India’s central bank is expected to slash rates after recent data revealed economic growth slowed to a six-year low, yet economists questioned the effectiveness of further rate cuts.
The Reserve Bank of India has already slashed its repo rate — or the rate at which it lends to commercial banks — by 135 basis points since January to boost the economy, making it one of the most aggressive central banks at the moment. The current repo rate is 5.15%.
Still, the cumulative rate cut and “ample surplus liquidity in the banking system” resulted in only a 60-basis-point reduction in lending rates for fresh loans and much lower for all outstanding loans, according to Citi analysts Samiran Chakraborty and Baqar M Zaidi.
“This lack of transmission has raised serious questions about the effectiveness of monetary policy transmission in an environment of acute risk aversion and other structural rigidities but it will be difficult for any central bank to admit that,” they wrote in a note this week.

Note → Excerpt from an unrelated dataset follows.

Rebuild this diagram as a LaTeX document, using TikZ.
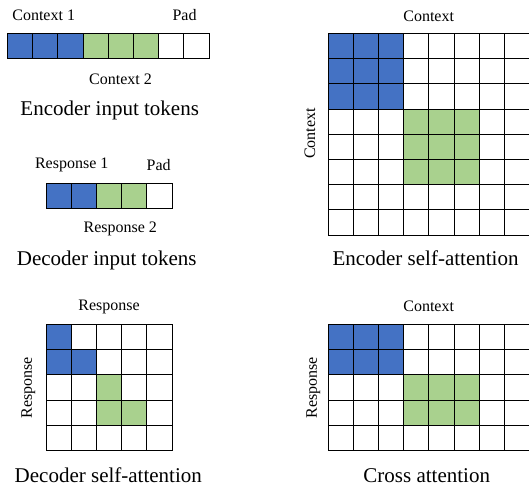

Economists on average predicted the RBI to cut its repo rate by 25 basis points to 4.90% this week and then by another 15 basis points in the second quarter of 2020, Reuters reported.

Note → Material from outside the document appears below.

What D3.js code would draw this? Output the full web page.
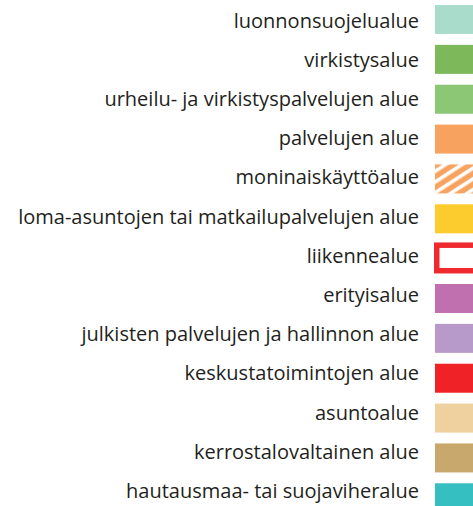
<!DOCTYPE html>
<html lang="fi">
<head>
<meta charset="UTF-8">
<title>Kaavamerkinnät</title>
<script src="https://cdn.jsdelivr.net/npm/d3@7"></script>
<style>
  body { margin: 0; background: #fff; }
</style>
</head>
<body>
<script>
// legend entries, top to bottom
const labels = [
  "luonnonsuojelualue",
  "virkistysalue",
  "urheilu- ja virkistyspalvelujen alue",
  "palvelujen alue",
  "moninaiskäyttöalue",
  "loma-asuntojen tai matkailupalvelujen alue",
  "liikennealue",
  "erityisalue",
  "julkisten palvelujen ja hallinnon alue",
  "keskustatoimintojen alue",
  "asuntoalue",
  "kerrostalovaltainen alue",
  "hautausmaa- tai suojaviheralue"
];
const colors = [
  "#a9dccb", "#7db95b", "#8cc776", "#f7a35f", "#f7a35f", "#fccb2d",
  "#ffffff", "#c170af", "#b89aca", "#ef2327", "#efd09f", "#c9a86e", "#36bfc0"
];
// swatch kind: fill / hatch / outline
const kinds = ["fill", "fill", "fill", "fill", "hatch", "fill",
  "outline", "fill", "fill", "fill", "fill", "fill", "fill"];

const width = 473, height = 506;

const svg = d3.select("body").append("svg")
  .attr("width", width)
  .attr("height", height);

// swatches and labels don't share the exact same spacing in the original
const ySw = d3.scaleBand()
  .domain(labels)
  .range([5, 512.3])
  .paddingInner(0.272)
  .paddingOuter(0);

const yTxt = d3.scalePoint()
  .domain(labels)
  .range([27.7, 498]);

// diagonal hatch for moninaiskäyttöalue
const defs = svg.append("defs");
const pat = defs.append("pattern")
  .attr("id", "hatch")
  .attr("patternUnits", "userSpaceOnUse")
  .attr("width", 9)
  .attr("height", 9)
  .attr("patternTransform", "rotate(-33)");
pat.append("rect")
  .attr("x", 0).attr("y", 1.5)
  .attr("width", 9).attr("height", 5.4)
  .attr("fill", "#f7a35f");

const swX = 435, swW = 40;

const swatches = svg.append("g")
  .selectAll("g")
  .data(labels)
  .join("g")
  .attr("transform", d => `translate(0,${ySw(d)})`);

swatches.each(function(d, i) {
  const g = d3.select(this);
  if (kinds[i] === "outline") {
    g.append("rect")
      .attr("x", swX + 1.75).attr("y", 1.05)
      .attr("width", swW).attr("height", ySw.bandwidth() - 3.5)
      .attr("fill", "#fff")
      .attr("stroke", "#ee2a2f")
      .attr("stroke-width", 5.5);
  } else {
    g.append("rect")
      .attr("x", swX).attr("y", 0)
      .attr("width", swW).attr("height", ySw.bandwidth())
      .attr("fill", kinds[i] === "hatch" ? "url(#hatch)" : colors[i]);
  }
});

svg.append("g")
  .selectAll("text")
  .data(labels)
  .join("text")
  .attr("x", 419)
  .attr("y", d => yTxt(d))
  .attr("text-anchor", "end")
  .attr("fill", "#231f20")
  .style("font-family", "'Open Sans', sans-serif")
  .style("font-size", "20px")
  .text(d => d);
</script>
</body>
</html>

A close reading of India’s headline growth number for the three months to September showed public expenditure helped bolster the overall GDP number.
But, the government is running out of room for continued spending to pump up the economy, according to Kunal Kundu, India economist at Societe Generale. Adding to that, “tax revenue collection (is) likely to be rather underwhelming given that nominal GDP growth has dropped to its lowest ever, a worsening of the eventual fiscal deficit remains a distinct possibility,” he said in a recent note.

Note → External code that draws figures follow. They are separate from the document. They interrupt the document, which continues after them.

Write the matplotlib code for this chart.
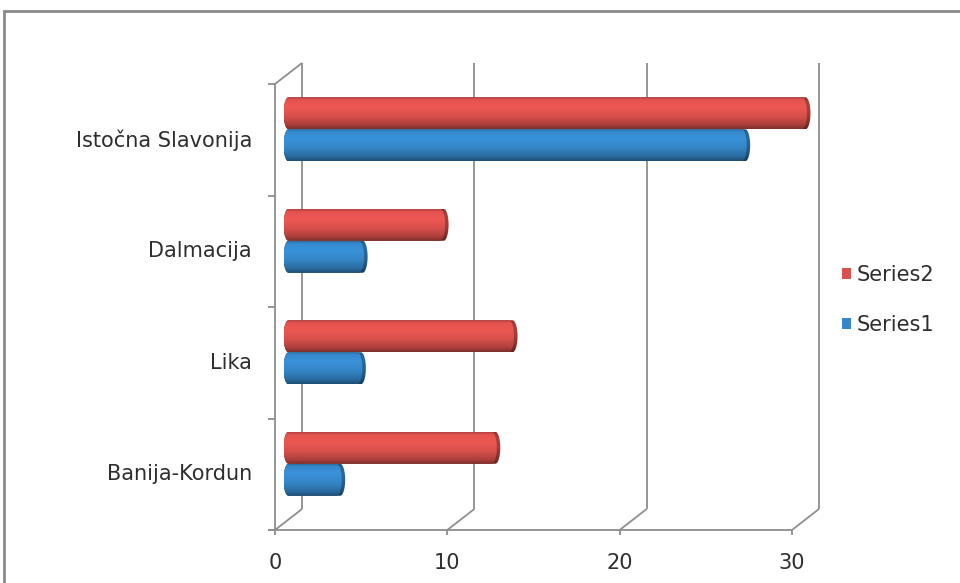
import numpy as np
import matplotlib
matplotlib.use("Agg")
import matplotlib.pyplot as plt
from matplotlib.path import Path
from matplotlib.patches import PathPatch, Patch, Rectangle
import matplotlib.colors as mcolors

plt.rcParams["font.family"] = ["DejaVu Sans"]

# ── data ──────────────────────────────────────
categories = ["Banija-Kordun", "Lika", "Dalmacija", "Istočna Slavonija"]
series1 = [3.0, 4.2, 4.3, 26.5]
series2 = [12.0, 13.0, 9.0, 30.0]
xticks = [0, 10, 20, 30]
series_names = ["Series1", "Series2"]

RED = "#dc514d"
BLUE = "#3587c9"
GRID = "#8e8e8e"
TXT = "#2e2e2e"
FS = 15

# ── figure / pixel-aligned axes ───────────────
W, H = 960, 583
fig = plt.figure(figsize=(W / 100, H / 100), dpi=100, facecolor="white")
ax = fig.add_axes([0, 0, 1, 1])
ax.axis("off")

K = 17.233    # px per value unit
U = 111.5     # px per category band
X0, Y0 = 275, 53  # origin of the front plane (px from left / bottom)

dx = 27 / K   # depth offset of the back wall
dy = 21 / U
ncat = len(categories)

# ── walls, floor, grid ───────────────────────
lkw = dict(color=GRID, lw=1.3, solid_capstyle="butt", zorder=1)
for v in xticks:
    ax.plot([v + dx, v + dx], [dy, ncat + dy], **lkw)        # back wall grid
    ax.plot([v, v + dx], [0, dy], **lkw)                    # floor diagonals
    ax.plot([v, v], [0, -5 / U], **lkw)                     # tick marks
    ax.text(v, -33 / U, str(v), ha="center", va="center",
            fontsize=FS, color=TXT)
ax.plot([-7 / K, xticks[-1]], [0, 0], **lkw)               # front floor edge
ax.plot([0, 0], [0, ncat], **lkw)                           # left wall front edge
ax.plot([0, dx], [ncat, ncat + dy], **lkw)                  # left wall top
for i in range(ncat + 1):
    ax.plot([-7 / K, 0], [i, i], **lkw)

for i, name in enumerate(categories):
    ax.text(-23 / K, i + 0.5, name, ha="right", va="center",
            fontsize=FS, color=TXT)


# ── cylinder bars ─────────────────────────────
def body_path(x0, x1, y0, y1, cw):
    # horizontal cylinder outline with elliptical ends
    yc, ry = (y0 + y1) / 2, (y1 - y0) / 2
    t = np.linspace(np.pi / 2, -np.pi / 2, 30)
    right = np.column_stack([x1 + cw * np.cos(t), yc + ry * np.sin(t)])
    t2 = np.linspace(-np.pi / 2, -3 * np.pi / 2, 30)
    left = np.column_stack([x0 + cw * np.cos(t2), yc + ry * np.sin(t2)])
    verts = np.vstack([[x0, y1], right, left, [x0, y1]])
    codes = [Path.MOVETO] + [Path.LINETO] * (len(verts) - 2) + [Path.CLOSEPOLY]
    return Path(verts, codes)


def shade(color, scale):
    # vertical shading of a cylinder, top row first
    base = np.array(mcolors.to_rgb(color))
    t = np.linspace(0, 1, 64)
    f = np.interp(t, [0, 0.08, 0.3, 0.6, 0.85, 1.0],
                  [0.82, 1.03, 1.08, 0.98, 0.80, 0.58]) * scale
    rows = np.clip(base[None, :] * f[:, None], 0, 1)
    return rows[:, None, :]


def cylinder(x0, x1, y0, y1, color):
    cw = 5 / K
    for xe, sc, z in [(x1, 0.72, 3), (x1 - 3.5 / K, 1.0, 4)]:
        p = PathPatch(body_path(x0, xe, y0, y1, cw), fc="none", ec="none")
        ax.add_patch(p)
        im = ax.imshow(shade(color, sc), extent=[x0 - cw, x1 + cw, y0, y1],
                       aspect="auto", interpolation="bilinear", zorder=z,
                       origin="upper")
        im.set_clip_path(p)


h = 32 / U
for i in range(ncat):
    yc = i + 0.5 + dy / 2
    xs = dx / 2
    cylinder(xs, xs + series2[i], yc, yc + h, RED)
    cylinder(xs, xs + series1[i], yc - h, yc, BLUE)

ax.set_xlim(-X0 / K, (W - X0) / K)
ax.set_ylim(-Y0 / U, (H - Y0) / U)

# ── legend ────────────────────────────────────
handles = [Patch(fc=RED, ec="none"), Patch(fc=BLUE, ec="none")]
fig.legend(handles, [series_names[1], series_names[0]],
           loc="center left", bbox_to_anchor=(823 / W, 1 - 300 / H),
           frameon=False, fontsize=FS, handlelength=0.45, handleheight=0.45,
           handletextpad=0.25, labelspacing=1.45, labelcolor=TXT)

# ── outer chart frame ────────────────────────
fig.patches.append(Rectangle((4 / W, -0.1), 1.2, 1 - 11 / H + 0.1,
                             transform=fig.transFigure, fill=False,
                             ec="#8a8a8a", lw=2.0))

fig.savefig("out.png", dpi=100, facecolor="white")
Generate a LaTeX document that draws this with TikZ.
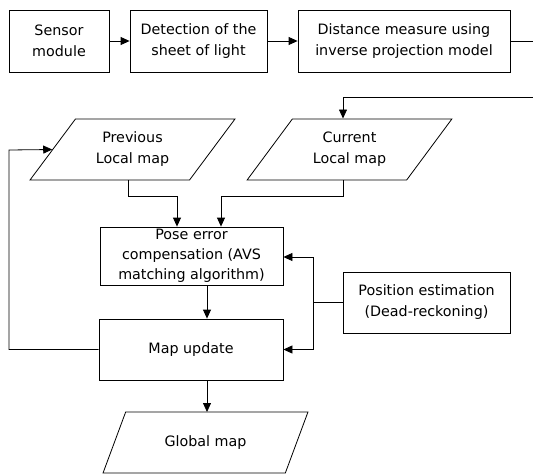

The budgeted fiscal deficit target at the moment is 3.3% of GDP and if it widens too much, then investor confidence could take a hit. Recently, ratings agency Moody’s downgraded its outlook on India from “stable” to “negative.”
“With the government lacking the fiscal space to pump prime the economy, we think that the RBI’s policy easing stance is likely to continue despite the discernible lack of efficacy,” Kundu wrote, adding that he expects the central bank to reduce rates further by 50 basis points for the full fiscal year, including a 25 basis point cut this week.